Once both stop, on 10.0.22.76 I issue RESET MASTER // I don't care about what was replicated at this point and saved already in the binlogs - I've already verified that they are in-sync with CHECKSUM TABLE

On 10.0.22.77 I issue the command
 
STOP SLAVE; CHANGE MASTER TO MASTER_LOG_FILE='master-bin.000001', MASTER_LOG_POS=4, MASTER_HOST='10.0.22.76'; START SLAVE;

if you get an error  

Fatal error: The slave I/O thread stops because master and slave have equal MySQL server UUIDs; these UUIDs must be different for replication to work.
stop mysql, remove auto.cnf in your $DATADIR (/var/lib/mysql)

On 10.0.22.76 I issue 

START SLAVE


Now I wait until the SLAVE catches up to the MASTER 10.0.30.123 (remember this works because of log-slave-update)

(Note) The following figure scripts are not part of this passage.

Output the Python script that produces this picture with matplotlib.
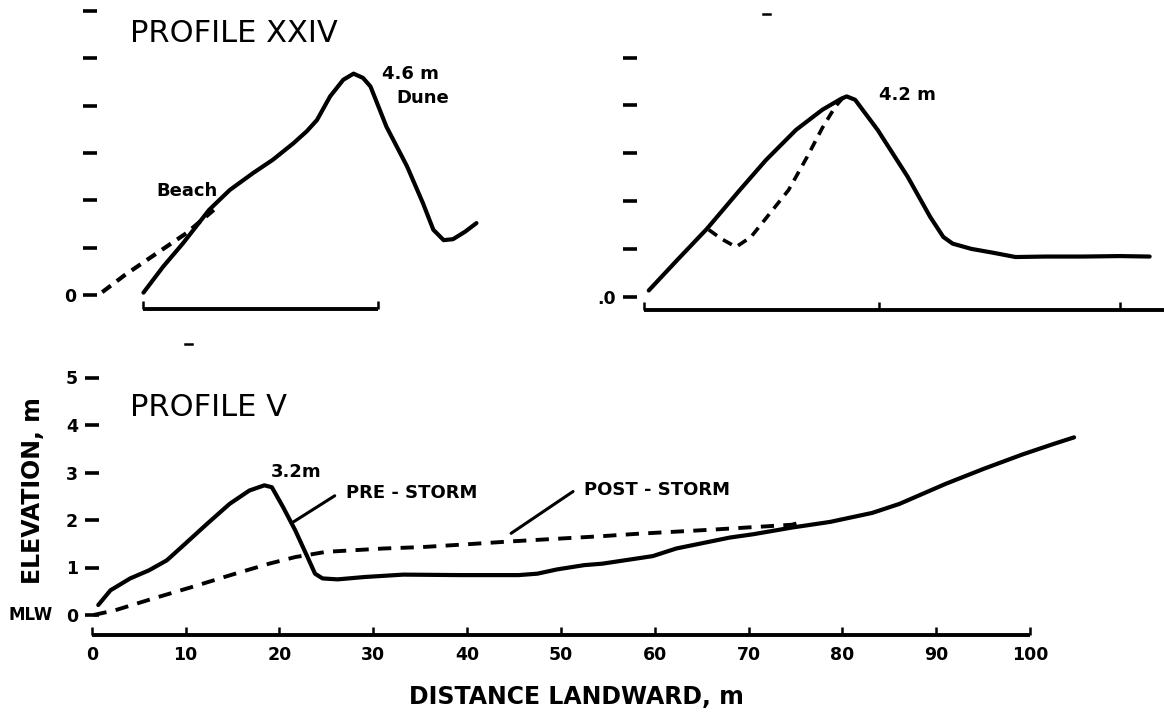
import matplotlib
matplotlib.use("Agg")
import matplotlib.pyplot as plt
from matplotlib.lines import Line2D

# ---------------- data ----------------
# Profile XXIV (top-left), distance m / elevation m
xxiv_solid_x = [5.7, 7.8, 9.9, 12.7, 14.9, 17.4, 19.5, 21.7, 23.1, 24.2, 25.6, 27.0,
                28.1, 29.1, 29.9, 31.6, 33.8, 35.5, 36.6, 37.7, 38.7, 40.0, 41.2]
xxiv_solid_y = [0.05, 0.60, 1.09, 1.80, 2.22, 2.58, 2.86, 3.21, 3.46, 3.70, 4.20, 4.55,
                4.68, 4.59, 4.41, 3.56, 2.72, 1.94, 1.38, 1.16, 1.18, 1.34, 1.52]
xxiv_dash_x = [1.3, 3.7, 7.1, 10.3, 13.2]
xxiv_dash_y = [0.06, 0.42, 0.88, 1.31, 1.80]

# second top profile (top-right)
tr_solid_x = [2.0, 5.0, 8.2, 11.7, 14.5, 17.7, 20.5, 22.5, 23.1, 24.0, 26.4, 29.6,
              32.0, 33.4, 34.4, 36.4, 38.7, 41.1, 44.3, 48.3, 52.2, 55.4]
tr_solid_y = [0.13, 0.76, 1.42, 2.23, 2.86, 3.49, 3.91, 4.14, 4.19, 4.12, 3.49, 2.51,
              1.67, 1.25, 1.11, 1.00, 0.92, 0.83, 0.84, 0.84, 0.85, 0.84]
tr_dash_x = [8.4, 9.75, 11.3, 12.9, 14.9, 16.9, 18.9, 20.5, 21.9, 22.7]
tr_dash_y = [1.40, 1.21, 1.04, 1.25, 1.74, 2.23, 2.93, 3.53, 3.98, 4.16]

# Profile V (bottom): pre-storm (solid) and post-storm (dashed)
pre_x = [0.7, 2.0, 4.1, 6.1, 8.0, 9.8, 12.3, 14.7, 16.8, 18.4, 19.2, 20.4, 21.7, 23.0,
         23.8, 24.6, 26.2, 29.1, 33.2, 39.3, 45.5, 47.5, 49.6, 52.5, 54.4, 59.8, 62.3,
         68.0, 70.5, 74.6, 78.7, 83.2, 86.1, 91.0, 95.1, 99.2, 102.5, 104.7]
pre_y = [0.21, 0.52, 0.77, 0.94, 1.15, 1.47, 1.92, 2.34, 2.62, 2.73, 2.69, 2.27, 1.78, 1.22,
         0.87, 0.77, 0.75, 0.80, 0.85, 0.84, 0.84, 0.87, 0.96, 1.05, 1.08, 1.24, 1.40,
         1.63, 1.70, 1.84, 1.96, 2.15, 2.34, 2.76, 3.08, 3.38, 3.60, 3.74]
post_x = [0.2, 2.5, 6.6, 10.7, 14.8, 18.9, 21.7, 25.0, 31.1, 35.2, 39.3, 44.7, 50.0,
          54.4, 58.2, 66.4, 74.6, 75.4]
post_y = [0.00, 0.10, 0.35, 0.59, 0.84, 1.08, 1.22, 1.33, 1.40, 1.43, 1.48, 1.55, 1.61,
          1.66, 1.71, 1.80, 1.90, 1.94]

bottom_xticks = [0, 10, 20, 30, 40, 50, 60, 70, 80, 90, 100]
bottom_xticklabels = ["0", "10", "20", "30", "40", "50", "60", "70", "80", "90", "100"]
bottom_yticks = [0, 1, 2, 3, 4, 5]
bottom_yticklabels = ["0", "1", "2", "3", "4", "5"]
xxiv_yticks = [0, 1, 2, 3, 4, 5, 6]
tr_yticks = [0, 1, 2, 3, 4, 5]

# ---------------- figure ----------------
W, H = 1164, 715
fig = plt.figure(figsize=(W / 100, H / 100), dpi=100)
plt.rcParams['font.family'] = ['DejaVu Sans']
INK = "black"


def make_axes(x0, sx, y0, sy, xlim, ylim):
    """Axes placed so that data (0,0) sits at pixel (x0, y0) with sx, sy px per metre."""
    left = x0 + xlim[0] * sx
    right = x0 + xlim[1] * sx
    bot = y0 - ylim[0] * sy
    top = y0 - ylim[1] * sy
    ax = fig.add_axes([left / W, 1 - bot / H, (right - left) / W, (bot - top) / H])
    ax.set_xlim(*xlim)
    ax.set_ylim(*ylim)
    ax.patch.set_alpha(0)
    for s in ("top", "right"):
        ax.spines[s].set_visible(False)
    ax.spines["left"].set_position(("data", 0))
    ax.spines["left"].set_visible(False)
    ax.spines["bottom"].set_linewidth(2.8)
    ax.spines["bottom"].set_capstyle("butt")
    ax.tick_params(axis="y", direction="inout", length=10, width=2.6, pad=5,
                   labelsize=12.5, colors=INK)
    ax.tick_params(axis="x", direction="in", length=5.5, width=1.8, pad=8,
                   labelsize=12.5, colors=INK)
    return ax


LABEL = dict(fontsize=13, fontweight="bold", color=INK, ha="center", va="center")
TITLE = dict(fontsize=22, fontweight="normal", color=INK, ha="left", va="center")

# ---- top-left: PROFILE XXIV ----
ax1 = make_axes(90, 9.38, 295, 47.3, (-3, 45), (-0.30, 6.2))
ax1.plot(xxiv_solid_x, xxiv_solid_y, color=INK, lw=3.0, solid_capstyle="round",
         solid_joinstyle="round", clip_on=False)
ax1.plot(xxiv_dash_x, xxiv_dash_y, color=INK, lw=3.0, linestyle=(0, (2.6, 1.8)),
         clip_on=False)
ax1.spines["bottom"].set_bounds(5.6, 30.7)
ax1.set_xticks([5.6, 30.7])
ax1.set_xticklabels([])
ax1.tick_params(axis="x", length=6)
ax1.set_yticks(xxiv_yticks)
ax1.set_yticklabels(["0"] + [""] * (len(xxiv_yticks) - 1), fontweight="bold")
ax1.text(4.26, 5.53, "PROFILE XXIV", **TITLE)
ax1.text(10.3, 2.19, "Beach", **LABEL)
ax1.text(34.2, 4.67, "4.6 m", **LABEL)
ax1.text(35.5, 4.16, "Dune", **LABEL)

# ---- top-right ----
ax2 = make_axes(630, 9.38, 296.7, 47.8, (-3, 57), (-0.27, 6.1))
ax2.plot(tr_solid_x, tr_solid_y, color=INK, lw=3.0, solid_capstyle="round",
         solid_joinstyle="round", clip_on=False)
ax2.plot(tr_dash_x, tr_dash_y, color=INK, lw=2.6, linestyle=(0, (2.8, 2.0)),
         clip_on=False)
ax2.spines["bottom"].set_bounds(1.5, 57)
ax2.set_xticks([1.5, 26.5, 52.2])
ax2.set_xticklabels([])
ax2.tick_params(axis="x", length=6)
ax2.set_yticks(tr_yticks)
ax2.set_yticklabels([".0"] + [""] * (len(tr_yticks) - 1), fontweight="bold")
ax2.text(29.6, 4.23, "4.2 m", **LABEL)

# ---- bottom: PROFILE V ----
ax3 = make_axes(91.7, 9.383, 615, 47.5, (-2, 108), (-0.42, 5.4))
ax3.plot(pre_x, pre_y, color=INK, lw=3.0, solid_capstyle="round",
         solid_joinstyle="round", clip_on=False)
ax3.plot(post_x, post_y, color=INK, lw=2.8, linestyle=(0, (3.4, 2.4)), clip_on=False)
ax3.spines["bottom"].set_bounds(0, 100)
ax3.set_xticks(bottom_xticks)
ax3.set_xticklabels(bottom_xticklabels, fontweight="bold")
ax3.set_yticks(bottom_yticks)
ax3.set_yticklabels(bottom_yticklabels, fontweight="bold")
ax3.text(-6.5, 0, "MLW", fontsize=12, fontweight="bold", color=INK, ha="center",
         va="center", clip_on=False)
ax3.text(4.08, 4.36, "PROFILE V", **TITLE)
ax3.text(21.8, 3.02, "3.2m", **LABEL)
ax3.text(34.1, 2.56, "PRE - STORM", **LABEL)
ax3.text(60.3, 2.63, "POST - STORM", **LABEL)
leader = dict(arrowstyle="-", lw=2.2, color=INK, shrinkA=0, shrinkB=0)
ax3.annotate("", xy=(21.5, 1.96), xytext=(25.9, 2.51), arrowprops=leader)
ax3.annotate("", xy=(44.7, 1.72), xytext=(51.3, 2.60), arrowprops=leader)
ax3.text(-6.3, 2.63, "ELEVATION, m", rotation=90, fontsize=17, fontweight="bold",
         color=INK, ha="center", va="center", clip_on=False)
ax3.text(51.7, -1.72, "DISTANCE LANDWARD, m", fontsize=17, fontweight="bold",
         color=INK, ha="center", va="center", clip_on=False)

# small scan specks of the original print (figure pixel positions)
for (xa, xb, yy) in [(763, 770, 13.5), (185, 192, 344)]:
    fig.add_artist(Line2D([xa / W, xb / W], [1 - yy / H, 1 - yy / H],
                          transform=fig.transFigure, color=INK, lw=1.8))

fig.savefig("out.png", dpi=100, facecolor="white")
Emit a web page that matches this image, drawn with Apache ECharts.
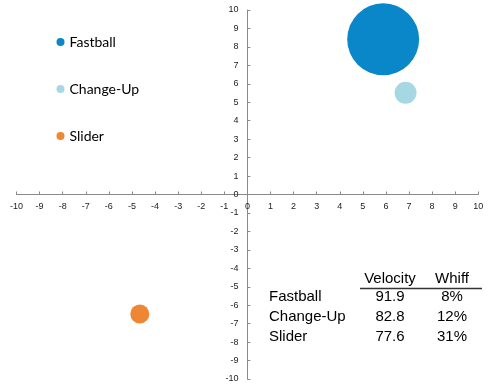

Next in my dbconfig.php file I change all references to 10.0.30.123 to 10.0.22.76

Verify everything is in sync (USE CHECKSUM TABLE ACROSS TABLES/SERVERS ) and push out the new config

After the push Make sure to restart all daemons or queue workers, they may cache the database config

Now do this all over again to make

10.0.22.76 replicate from 10.0.1.1


In conclusion, this is just to manual and screams for automation.  Soon it will be with Fabric which manages this process once I get around to rolling that out.